**Exercise:** Quote all of the data that follows exactly as written, skipping the images.

**Information supplied:**
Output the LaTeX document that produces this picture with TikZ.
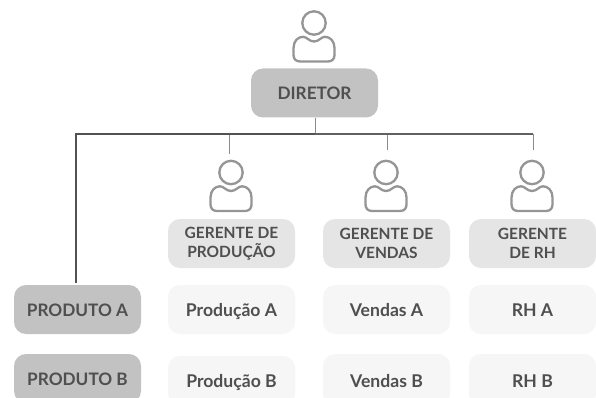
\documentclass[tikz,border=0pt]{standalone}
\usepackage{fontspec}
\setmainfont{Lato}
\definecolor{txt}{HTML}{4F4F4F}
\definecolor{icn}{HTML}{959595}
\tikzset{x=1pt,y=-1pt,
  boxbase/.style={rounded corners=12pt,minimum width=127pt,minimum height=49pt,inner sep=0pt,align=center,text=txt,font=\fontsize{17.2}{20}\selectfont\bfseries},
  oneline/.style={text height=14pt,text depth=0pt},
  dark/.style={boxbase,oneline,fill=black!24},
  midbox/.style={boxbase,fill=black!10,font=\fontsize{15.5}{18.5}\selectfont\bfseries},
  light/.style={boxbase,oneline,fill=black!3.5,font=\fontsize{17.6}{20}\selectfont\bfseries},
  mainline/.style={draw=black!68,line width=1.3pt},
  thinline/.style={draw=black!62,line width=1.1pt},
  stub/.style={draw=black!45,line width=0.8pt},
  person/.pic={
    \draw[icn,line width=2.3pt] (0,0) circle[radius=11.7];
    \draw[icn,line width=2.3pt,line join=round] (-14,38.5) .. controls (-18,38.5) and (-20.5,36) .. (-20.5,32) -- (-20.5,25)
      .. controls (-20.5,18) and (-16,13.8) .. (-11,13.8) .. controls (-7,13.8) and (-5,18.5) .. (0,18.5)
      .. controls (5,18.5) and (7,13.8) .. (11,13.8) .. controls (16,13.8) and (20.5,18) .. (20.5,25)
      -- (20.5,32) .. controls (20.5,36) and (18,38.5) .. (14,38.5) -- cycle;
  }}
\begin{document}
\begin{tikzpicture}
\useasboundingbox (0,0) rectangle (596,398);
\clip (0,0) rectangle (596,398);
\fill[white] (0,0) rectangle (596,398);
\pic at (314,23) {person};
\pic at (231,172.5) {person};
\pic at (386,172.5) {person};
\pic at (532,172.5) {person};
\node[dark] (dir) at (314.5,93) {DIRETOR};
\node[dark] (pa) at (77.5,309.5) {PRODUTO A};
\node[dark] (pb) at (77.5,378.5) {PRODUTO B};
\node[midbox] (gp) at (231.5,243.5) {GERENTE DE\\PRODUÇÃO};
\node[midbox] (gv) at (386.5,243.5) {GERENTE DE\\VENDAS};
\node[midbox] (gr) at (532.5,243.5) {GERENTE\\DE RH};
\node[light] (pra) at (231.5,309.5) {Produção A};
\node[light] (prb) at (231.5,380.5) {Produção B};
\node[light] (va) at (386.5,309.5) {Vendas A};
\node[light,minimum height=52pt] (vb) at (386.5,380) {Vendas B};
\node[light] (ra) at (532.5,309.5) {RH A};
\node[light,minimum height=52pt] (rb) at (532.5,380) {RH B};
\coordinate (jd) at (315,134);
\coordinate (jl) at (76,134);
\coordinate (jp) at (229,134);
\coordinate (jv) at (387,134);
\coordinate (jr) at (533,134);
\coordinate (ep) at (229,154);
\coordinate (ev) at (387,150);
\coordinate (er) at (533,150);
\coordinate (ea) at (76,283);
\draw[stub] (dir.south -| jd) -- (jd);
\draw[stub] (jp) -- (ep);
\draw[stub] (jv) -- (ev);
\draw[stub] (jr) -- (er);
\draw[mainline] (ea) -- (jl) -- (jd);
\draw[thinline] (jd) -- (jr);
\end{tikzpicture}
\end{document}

**Task answer:**
Output the LaTeX document that produces this picture with TikZ.
\documentclass[tikz,border=0pt]{standalone}
\usepackage{fontspec}
\setmainfont{Lato}
\definecolor{txt}{HTML}{4F4F4F}
\definecolor{icn}{HTML}{959595}
\tikzset{x=1pt,y=-1pt,
  boxbase/.style={rounded corners=12pt,minimum width=127pt,minimum height=49pt,inner sep=0pt,align=center,text=txt,font=\fontsize{17.2}{20}\selectfont\bfseries},
  oneline/.style={text height=14pt,text depth=0pt},
  dark/.style={boxbase,oneline,fill=black!24},
  midbox/.style={boxbase,fill=black!10,font=\fontsize{15.5}{18.5}\selectfont\bfseries},
  light/.style={boxbase,oneline,fill=black!3.5,font=\fontsize{17.6}{20}\selectfont\bfseries},
  mainline/.style={draw=black!68,line width=1.3pt},
  thinline/.style={draw=black!62,line width=1.1pt},
  stub/.style={draw=black!45,line width=0.8pt},
  person/.pic={
    \draw[icn,line width=2.3pt] (0,0) circle[radius=11.7];
    \draw[icn,line width=2.3pt,line join=round] (-14,38.5) .. controls (-18,38.5) and (-20.5,36) .. (-20.5,32) -- (-20.5,25)
      .. controls (-20.5,18) and (-16,13.8) .. (-11,13.8) .. controls (-7,13.8) and (-5,18.5) .. (0,18.5)
      .. controls (5,18.5) and (7,13.8) .. (11,13.8) .. controls (16,13.8) and (20.5,18) .. (20.5,25)
      -- (20.5,32) .. controls (20.5,36) and (18,38.5) .. (14,38.5) -- cycle;
  }}
\begin{document}
\begin{tikzpicture}
\useasboundingbox (0,0) rectangle (596,398);
\clip (0,0) rectangle (596,398);
\fill[white] (0,0) rectangle (596,398);
\pic at (314,23) {person};
\pic at (231,172.5) {person};
\pic at (386,172.5) {person};
\pic at (532,172.5) {person};
\node[dark] (dir) at (314.5,93) {DIRETOR};
\node[dark] (pa) at (77.5,309.5) {PRODUTO A};
\node[dark] (pb) at (77.5,378.5) {PRODUTO B};
\node[midbox] (gp) at (231.5,243.5) {GERENTE DE\\PRODUÇÃO};
\node[midbox] (gv) at (386.5,243.5) {GERENTE DE\\VENDAS};
\node[midbox] (gr) at (532.5,243.5) {GERENTE\\DE RH};
\node[light] (pra) at (231.5,309.5) {Produção A};
\node[light] (prb) at (231.5,380.5) {Produção B};
\node[light] (va) at (386.5,309.5) {Vendas A};
\node[light,minimum height=52pt] (vb) at (386.5,380) {Vendas B};
\node[light] (ra) at (532.5,309.5) {RH A};
\node[light,minimum height=52pt] (rb) at (532.5,380) {RH B};
\coordinate (jd) at (315,134);
\coordinate (jl) at (76,134);
\coordinate (jp) at (229,134);
\coordinate (jv) at (387,134);
\coordinate (jr) at (533,134);
\coordinate (ep) at (229,154);
\coordinate (ev) at (387,150);
\coordinate (er) at (533,150);
\coordinate (ea) at (76,283);
\draw[stub] (dir.south -| jd) -- (jd);
\draw[stub] (jp) -- (ep);
\draw[stub] (jv) -- (ev);
\draw[stub] (jr) -- (er);
\draw[mainline] (ea) -- (jl) -- (jd);
\draw[thinline] (jd) -- (jr);
\end{tikzpicture}
\end{document}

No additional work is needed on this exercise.